Ecstasy
In the nineties, Lou Reed re-created himself as a cultural commodity. He did independent films and avant-garde operas. He published volumes of lyrics and a diary in The New Yorker. He was declared an “American Master” by PBS. He played arts festivals and the White House and the Rock & Roll Hall of Fame. Seen everywhere with inamorata-collaborator Laurie Anderson, the man who invented rock as “decadence” became the respectable face of rock as “art form,” extolled by tastemakers who wouldn’t know Pavement from Tom Petty and the Heartbreakers. Reed set up this self-promotion with three well-received, manifestly artistic albums — 1989’s political New York; 1990’s John Cale-co-written Andy Warhol cycle, Songs for Drella; and 1992’s serious-as-death-and-the-Grammys Magic and Loss. Yet his subsequent output — 1996’s Set the Twilight Reeling and 1998’s live Perfect Night — generated little rock & roll credibility. Always annoying when he dished out random insults, he wasn’t any more likable when he pontificated. So who inside the rock world was gonna argue that he was still on the edge of something? Basically, he wasn’t.
But as Reed gets what he wanted and loses what he had, fans are missing some of his strongest music ever. The live album was his best (of many) since 1974’s Rock & Roll Animal, and Twilight, pigeonholed as his love offering to Laurie, was beyond that a daring guitarorama and a full-bodied, uniquely consistent excursion into the throwaway hodgepodge mode that yielded so many keepers in his neglected Seventies work. Ecstasy is even more impressive. Dominated emotionally by dark songs about extreme sex and relationships gone sour, it will once again be linked to Anderson, even though many of its details diverge radically from what everyone knows about the couple’s life together — that they have no children, for instance.
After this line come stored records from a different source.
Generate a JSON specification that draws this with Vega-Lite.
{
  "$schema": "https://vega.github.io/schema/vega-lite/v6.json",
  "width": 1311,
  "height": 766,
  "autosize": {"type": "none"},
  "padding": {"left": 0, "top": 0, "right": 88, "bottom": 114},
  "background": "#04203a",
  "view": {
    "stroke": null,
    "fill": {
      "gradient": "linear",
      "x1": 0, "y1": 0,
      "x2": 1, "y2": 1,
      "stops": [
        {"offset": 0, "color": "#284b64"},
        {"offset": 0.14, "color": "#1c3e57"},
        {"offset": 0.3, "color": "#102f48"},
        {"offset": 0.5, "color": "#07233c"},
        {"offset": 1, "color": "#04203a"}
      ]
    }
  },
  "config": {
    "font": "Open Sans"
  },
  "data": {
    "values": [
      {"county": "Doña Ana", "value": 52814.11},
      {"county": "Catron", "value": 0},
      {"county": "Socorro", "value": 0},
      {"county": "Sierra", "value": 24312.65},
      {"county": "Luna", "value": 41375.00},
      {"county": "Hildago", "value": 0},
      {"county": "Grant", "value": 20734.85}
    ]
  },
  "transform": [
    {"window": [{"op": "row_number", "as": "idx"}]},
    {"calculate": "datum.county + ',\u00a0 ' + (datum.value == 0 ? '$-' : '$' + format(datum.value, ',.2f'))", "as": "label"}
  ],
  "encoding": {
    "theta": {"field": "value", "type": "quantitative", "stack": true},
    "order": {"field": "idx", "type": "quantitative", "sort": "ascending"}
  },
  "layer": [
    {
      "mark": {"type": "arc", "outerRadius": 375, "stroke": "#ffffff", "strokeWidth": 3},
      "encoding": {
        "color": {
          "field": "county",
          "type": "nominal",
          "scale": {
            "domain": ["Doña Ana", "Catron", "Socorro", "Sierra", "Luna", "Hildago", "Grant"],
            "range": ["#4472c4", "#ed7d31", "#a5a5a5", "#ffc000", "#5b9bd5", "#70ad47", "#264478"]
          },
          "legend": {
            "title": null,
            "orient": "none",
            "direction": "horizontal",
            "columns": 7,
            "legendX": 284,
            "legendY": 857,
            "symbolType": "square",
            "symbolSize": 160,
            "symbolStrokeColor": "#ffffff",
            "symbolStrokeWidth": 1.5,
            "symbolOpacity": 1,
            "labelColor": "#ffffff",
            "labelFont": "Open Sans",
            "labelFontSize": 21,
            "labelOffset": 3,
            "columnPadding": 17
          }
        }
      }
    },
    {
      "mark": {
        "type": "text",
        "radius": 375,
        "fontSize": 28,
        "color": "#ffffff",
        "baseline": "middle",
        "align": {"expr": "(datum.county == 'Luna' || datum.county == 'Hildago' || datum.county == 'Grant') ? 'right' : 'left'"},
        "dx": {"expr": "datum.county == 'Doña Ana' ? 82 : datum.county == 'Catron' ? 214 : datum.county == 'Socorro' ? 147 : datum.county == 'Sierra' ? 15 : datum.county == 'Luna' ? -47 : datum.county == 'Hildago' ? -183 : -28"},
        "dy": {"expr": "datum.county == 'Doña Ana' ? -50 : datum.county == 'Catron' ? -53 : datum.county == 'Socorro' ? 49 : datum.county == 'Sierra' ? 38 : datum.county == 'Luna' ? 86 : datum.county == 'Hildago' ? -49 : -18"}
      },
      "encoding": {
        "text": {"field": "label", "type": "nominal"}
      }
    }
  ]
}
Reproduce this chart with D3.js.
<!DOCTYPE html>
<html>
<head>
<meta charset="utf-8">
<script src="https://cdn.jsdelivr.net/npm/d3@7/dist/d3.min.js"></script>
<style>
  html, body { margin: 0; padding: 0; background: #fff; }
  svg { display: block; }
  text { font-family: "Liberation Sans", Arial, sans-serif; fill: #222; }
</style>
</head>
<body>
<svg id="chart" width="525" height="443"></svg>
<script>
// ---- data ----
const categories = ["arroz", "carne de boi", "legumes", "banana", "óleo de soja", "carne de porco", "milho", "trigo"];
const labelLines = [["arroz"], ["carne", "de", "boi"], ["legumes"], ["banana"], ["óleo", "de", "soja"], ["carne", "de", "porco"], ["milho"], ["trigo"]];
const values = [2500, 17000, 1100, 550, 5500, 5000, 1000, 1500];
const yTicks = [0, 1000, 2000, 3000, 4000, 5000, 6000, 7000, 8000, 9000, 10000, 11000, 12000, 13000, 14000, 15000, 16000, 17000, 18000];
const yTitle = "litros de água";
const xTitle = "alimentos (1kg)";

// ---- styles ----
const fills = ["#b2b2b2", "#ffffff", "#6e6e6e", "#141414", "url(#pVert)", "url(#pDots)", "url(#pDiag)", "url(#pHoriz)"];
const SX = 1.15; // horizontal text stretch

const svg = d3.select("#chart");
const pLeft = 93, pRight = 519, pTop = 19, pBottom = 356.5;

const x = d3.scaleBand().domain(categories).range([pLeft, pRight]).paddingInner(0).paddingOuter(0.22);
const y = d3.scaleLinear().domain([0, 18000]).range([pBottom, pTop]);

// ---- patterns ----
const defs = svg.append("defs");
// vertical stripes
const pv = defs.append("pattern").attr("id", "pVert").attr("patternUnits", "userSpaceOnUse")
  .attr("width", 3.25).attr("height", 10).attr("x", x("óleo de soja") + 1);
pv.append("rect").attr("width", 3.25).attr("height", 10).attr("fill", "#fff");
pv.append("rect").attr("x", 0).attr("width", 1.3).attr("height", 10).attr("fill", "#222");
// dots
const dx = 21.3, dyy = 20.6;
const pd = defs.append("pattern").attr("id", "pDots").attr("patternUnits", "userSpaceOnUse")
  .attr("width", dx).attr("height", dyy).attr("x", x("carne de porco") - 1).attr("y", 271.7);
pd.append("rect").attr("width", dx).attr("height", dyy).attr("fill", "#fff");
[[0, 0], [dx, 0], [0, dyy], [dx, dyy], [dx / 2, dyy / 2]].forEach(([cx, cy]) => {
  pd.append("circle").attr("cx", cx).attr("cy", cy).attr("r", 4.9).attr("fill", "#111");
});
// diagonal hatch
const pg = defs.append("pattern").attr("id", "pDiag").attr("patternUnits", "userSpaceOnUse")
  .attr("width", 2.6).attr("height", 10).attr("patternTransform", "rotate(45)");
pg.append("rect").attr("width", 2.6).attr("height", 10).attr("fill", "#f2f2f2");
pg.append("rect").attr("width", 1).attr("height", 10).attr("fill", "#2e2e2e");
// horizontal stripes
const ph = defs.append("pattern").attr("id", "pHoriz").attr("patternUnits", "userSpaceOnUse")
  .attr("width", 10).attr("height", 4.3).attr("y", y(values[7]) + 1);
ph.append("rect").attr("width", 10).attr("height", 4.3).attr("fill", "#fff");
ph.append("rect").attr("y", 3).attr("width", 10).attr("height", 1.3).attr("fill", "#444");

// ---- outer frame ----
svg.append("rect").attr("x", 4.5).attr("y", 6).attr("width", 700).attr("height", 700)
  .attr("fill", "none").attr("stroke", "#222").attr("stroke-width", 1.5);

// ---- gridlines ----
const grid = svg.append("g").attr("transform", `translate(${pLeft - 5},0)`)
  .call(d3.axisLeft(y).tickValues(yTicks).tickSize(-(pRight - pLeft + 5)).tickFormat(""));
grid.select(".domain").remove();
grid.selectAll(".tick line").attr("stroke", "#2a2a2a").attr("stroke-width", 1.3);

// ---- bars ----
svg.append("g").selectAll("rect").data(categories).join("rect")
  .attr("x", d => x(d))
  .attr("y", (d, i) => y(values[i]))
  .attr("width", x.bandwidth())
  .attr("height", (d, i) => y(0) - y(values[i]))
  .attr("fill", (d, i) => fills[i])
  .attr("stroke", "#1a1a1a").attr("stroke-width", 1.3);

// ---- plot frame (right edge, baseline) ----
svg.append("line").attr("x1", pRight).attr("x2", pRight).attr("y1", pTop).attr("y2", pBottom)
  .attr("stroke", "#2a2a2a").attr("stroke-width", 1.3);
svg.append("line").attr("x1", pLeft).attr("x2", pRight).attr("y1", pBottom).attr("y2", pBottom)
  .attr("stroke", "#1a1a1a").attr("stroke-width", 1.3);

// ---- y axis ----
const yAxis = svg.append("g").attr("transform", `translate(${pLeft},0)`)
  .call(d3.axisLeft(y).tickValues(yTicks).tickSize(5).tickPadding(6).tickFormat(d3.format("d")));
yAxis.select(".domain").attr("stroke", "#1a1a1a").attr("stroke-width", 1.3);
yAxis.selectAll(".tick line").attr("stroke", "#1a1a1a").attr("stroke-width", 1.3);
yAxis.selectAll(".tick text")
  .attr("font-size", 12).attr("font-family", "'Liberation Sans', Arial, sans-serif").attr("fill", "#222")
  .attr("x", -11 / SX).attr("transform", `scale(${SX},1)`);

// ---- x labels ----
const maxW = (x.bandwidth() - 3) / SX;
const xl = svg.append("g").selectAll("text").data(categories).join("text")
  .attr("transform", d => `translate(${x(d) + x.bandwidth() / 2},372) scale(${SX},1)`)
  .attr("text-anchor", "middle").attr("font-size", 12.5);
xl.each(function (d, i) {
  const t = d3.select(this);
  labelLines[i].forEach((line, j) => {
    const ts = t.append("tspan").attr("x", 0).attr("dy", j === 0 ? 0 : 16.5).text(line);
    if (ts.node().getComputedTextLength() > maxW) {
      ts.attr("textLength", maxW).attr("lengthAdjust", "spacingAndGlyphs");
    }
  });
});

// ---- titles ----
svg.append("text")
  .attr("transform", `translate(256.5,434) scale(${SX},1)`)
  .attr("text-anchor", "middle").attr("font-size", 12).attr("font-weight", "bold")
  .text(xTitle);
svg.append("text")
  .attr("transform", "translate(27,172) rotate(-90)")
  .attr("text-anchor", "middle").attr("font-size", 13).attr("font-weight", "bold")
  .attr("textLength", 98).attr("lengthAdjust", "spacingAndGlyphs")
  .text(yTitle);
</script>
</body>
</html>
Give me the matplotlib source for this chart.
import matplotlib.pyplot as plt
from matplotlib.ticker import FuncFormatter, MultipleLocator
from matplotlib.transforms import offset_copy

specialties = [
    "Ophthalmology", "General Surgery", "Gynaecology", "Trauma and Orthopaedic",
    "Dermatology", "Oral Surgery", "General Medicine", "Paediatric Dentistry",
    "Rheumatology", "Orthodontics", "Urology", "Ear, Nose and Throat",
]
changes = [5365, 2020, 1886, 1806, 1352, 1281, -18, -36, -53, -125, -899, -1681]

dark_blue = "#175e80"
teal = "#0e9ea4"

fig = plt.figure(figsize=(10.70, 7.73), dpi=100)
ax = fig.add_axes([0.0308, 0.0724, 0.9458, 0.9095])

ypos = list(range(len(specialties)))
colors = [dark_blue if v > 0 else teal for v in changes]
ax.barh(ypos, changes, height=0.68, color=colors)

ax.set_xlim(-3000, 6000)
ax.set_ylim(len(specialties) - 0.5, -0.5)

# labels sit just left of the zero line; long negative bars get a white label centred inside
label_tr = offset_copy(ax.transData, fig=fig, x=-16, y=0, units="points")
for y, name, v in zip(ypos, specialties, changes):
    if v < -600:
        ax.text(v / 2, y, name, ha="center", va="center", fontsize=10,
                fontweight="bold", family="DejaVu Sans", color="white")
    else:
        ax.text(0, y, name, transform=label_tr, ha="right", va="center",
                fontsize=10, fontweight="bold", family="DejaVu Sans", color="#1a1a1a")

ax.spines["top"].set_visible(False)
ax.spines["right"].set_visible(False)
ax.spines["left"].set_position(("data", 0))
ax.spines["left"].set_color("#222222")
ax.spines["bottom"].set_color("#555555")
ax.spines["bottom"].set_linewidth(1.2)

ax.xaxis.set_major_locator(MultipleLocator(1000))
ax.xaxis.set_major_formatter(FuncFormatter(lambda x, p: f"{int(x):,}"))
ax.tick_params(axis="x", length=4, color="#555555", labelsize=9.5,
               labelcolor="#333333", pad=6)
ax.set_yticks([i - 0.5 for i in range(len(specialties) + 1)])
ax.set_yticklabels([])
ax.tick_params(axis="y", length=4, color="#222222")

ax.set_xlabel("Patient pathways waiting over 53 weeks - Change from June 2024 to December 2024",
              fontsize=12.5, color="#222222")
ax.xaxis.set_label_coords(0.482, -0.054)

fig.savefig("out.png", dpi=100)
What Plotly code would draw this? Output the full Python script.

Resist the impulse to turn music into gossip and hear Ecstasy for what it is — a complex, musically gorgeous synthesis of the obsessions that powered Reed’s failed 1973 Berlin and his great marriage albums of the early Eighties, especially The Blue Mask.
Since happy love is much rarer in good art than it is in good lives, Twilight remains moderately miraculous — far from innocent of struggle and doubt, it’s nevertheless the most openhearted, sweet-tempered record Reed has ever put out there. It was only a moment, though, and on Ecstasy he says hello to his old demons. Masking profound rage with bitchy back talk, Reed’s romantic egotism has always doomed his personal and artistic commitments — he needs new sensations. But perhaps because he’s put in two decades as an attempted mensch, first with ex-wife Sylvia Morales and then with Anderson, his demons now sometimes seem more like daemons, geniuses, as on the passionately impenetrable title song, which is about a soul-shaking sexual adventure by or with a mythified someone who could be rough trade or a prominent New York performance artist. On the amazing “Mad,” Lou’s tirade after he’s caught cheating — “You said you’re out of town for the night/And I believed in you/I believed you” — lays open the asshole he knows himself to be without apologizing for his base-line arrogance. And the impossible marriages of “Tatters” and “Baton Rouge,” both carefully fictionalized, are sketched with the kind of intimate incidental detail only appreciated by someone who has learned from experience how specific relationships are.
Add several paeans to the perverse — among them a hopeless declaration of sexual indenture and a moaned and shouted eighteen-minute noisefest, and three off-message changes of pace that include a slave’s freedom rant and an upliftingly spiritual closer — and the complexity of Reed’s conception should be clear. Words, however, are truly only half of it. Understandably, Reed’s old fascination with sadomasochistic transcendence puts off those who don’t swing that way at least a little. But the music on this record, its gorgeous part, could change that.
Together with his longtime guitarist Mike Rathke and the ever-more-fluid bassist Fernando Saunders, Reed has gradually adjusted his trademark minimalism toward a body-friendly responsiveness. The guitar hooks on “Mad” and “Ecstasy,” far less trebly and staccato than the Velvet Underground norm, render those demented statements rather beautiful — touching and vulnerable alongside hateful and proud. And while the timbre of Reed’s Sprechgesang will never again be as supple as in his moments of youthful lyricism, like “Pale Blue Eyes,” his sere thoughtfulness here is at least as tender — his perspective seems like mature understanding rather than neurotic distance. If rock is to be an art form — and, come on, it’s earned the option — best it should honor life’s physical reality as unmistakably as this music does. Let his fellow big shots respect him. Us guys’ll just give him R-E-S-P-E-C-T.